One example of Coretek's workplace transformation prowess: a Citrix Global Innovation award for building a secure cloud environment for a 3D-based engineering application for a shoe manufacturer with engineering teams in China and North America. That Coretek solution reduced the engineering time for the shoe manufacturer from 400-plus days to 115 days.
"Those two engineering groups were having a hard time sharing drawings and interacting, so we built an application and desktop delivery infrastructure on [Microsoft] Azure," he said. "It was Azure, Citrix and the power of secure end user compute. It was our services experience that drove that capability."
Roxann Sawyers, vice president of sales for the central region of MGM Technologies, a Stamford, Conn.-based virtualized desktop solution providers, said she sees a big sales pipeline for the company's innovative Anywere App, which includes IGEL.
"Customers are looking at how they can modernize with a digital transformation, and you can't do that with legacy systems unless you have IGEL," she said. "We are talking to every single one of our customers about this in 2018. This is the moment for the Anywere App and IGEL. It's a consumption model that is per month, per end user and it is flexible so if your business ebbs and flows we can scale you up and down month to month."
IGEL North America CEO Jed Ayres said the company is seeing the endpoint management market hitting a major inflection point. He said the 250 attendees at the first-ever IGEL Disrupt conference -- along with more than 100 viewing the conference online -- as a sign of the market momentum.

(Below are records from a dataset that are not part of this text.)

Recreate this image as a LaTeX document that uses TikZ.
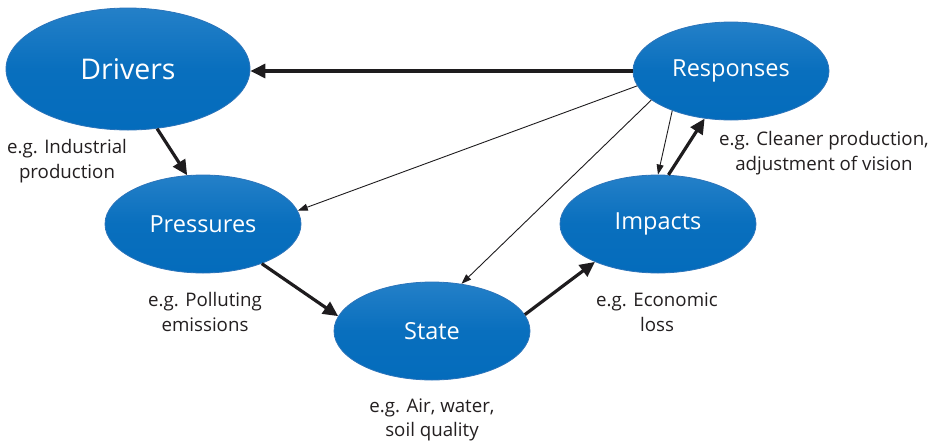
\documentclass[tikz,border=0pt]{standalone}
\usepackage{fontspec}
\setmainfont{Open Sans}
\usetikzlibrary{arrows.meta,shapes.geometric}
\definecolor{ellfill}{RGB}{4,108,188}
\definecolor{elltop}{RGB}{36,128,200}
\definecolor{elledge}{RGB}{44,116,186}
\definecolor{labeltext}{RGB}{35,31,32}
\definecolor{arrowcol}{RGB}{30,28,30}
\tikzset{
  stage/.style={ellipse, draw=elledge, line width=0.8pt, top color=elltop, bottom color=ellfill,
    middle color=ellfill!85!elltop,
    text=white, inner sep=0pt, minimum width=196pt, minimum height=98pt, font=\fontsize{23.5}{28}\selectfont},
  bigstage/.style={stage, minimum width=244pt, minimum height=122pt, font=\fontsize{28.5}{34}\selectfont},
  example/.style={text=labeltext, align=center, font=\fontsize{18.7}{24.5}\selectfont, inner sep=0pt},
  mainflow/.style={draw=arrowcol, line width=3.2pt, -{Triangle[length=15pt,width=14pt]}},
  feedback/.style={draw=arrowcol, line width=0.9pt, -{Triangle[length=10pt,width=7pt]}}
}
\begin{document}
\begin{tikzpicture}[x=1pt,y=-1pt]
\useasboundingbox (0,0) rectangle (935,440);

% the five DPSIR stages
\node[bigstage] (drivers) at (128,69) {Drivers};
\node[stage] (pressures) at (203,224) {Pressures};
\node[stage] (state) at (432,331) {State};
\node[stage] (impacts) at (658,224) {Impacts};
\node[stage] (responses) at (731,71) {Responses};

% examples for each stage
\node[example] (exdrivers) at (67,161) {e.g. Industrial\\production};
\node[example] (expressures) at (205,312) {e.g. Polluting\\emissions};
\node[example] (exstate) at (432,420) {e.g. Air, water,\\soil quality};
\node[example] (eximpacts) at (657,312) {e.g. Economic\\loss};
\node[example] (exresponses) at (824,153) {e.g. Cleaner production,\\adjustment of vision};

% main causal chain
\draw[mainflow] (drivers.-64) -- (pressures.108);
\draw[mainflow] (pressures.-34) -- (state.171);
\draw[mainflow] (state.10) -- (impacts.-149);
\draw[mainflow] (impacts.78) -- (responses.-119);
\draw[mainflow] (responses.west) -- (responses.west -| drivers.east);

% feedback from responses
\draw[feedback] (responses.-146) -- (impacts.90);
\draw[feedback] (responses.-171) -- (pressures.8);
\draw[feedback] (responses.-160) -- (state.58);
\end{tikzpicture}
\end{document}
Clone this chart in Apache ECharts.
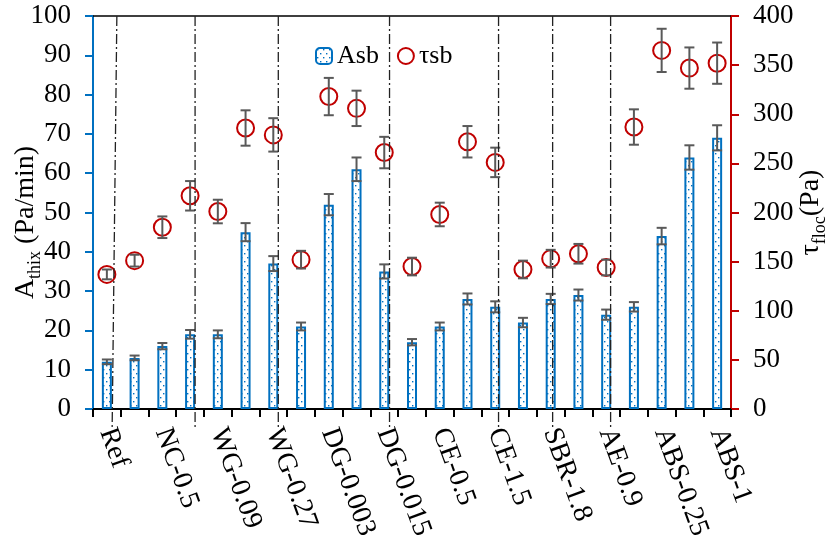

Ayres said the increasing focus on security among CIOs is driving endpoint software sales growth in the channel. "For the sixth year in a row, security is the No. 1 spending priority of CIOs," he said. "It's all about keeping the endpoint secure with things like single sign-on, profile management, patching."
IGEL is moving aggressively to train partners to have more conversations around the robust security functionality. "We need partners to tap into all the settings we can use to limit the attack surface on the end point," he said."There is a ton of security stuff we are building in."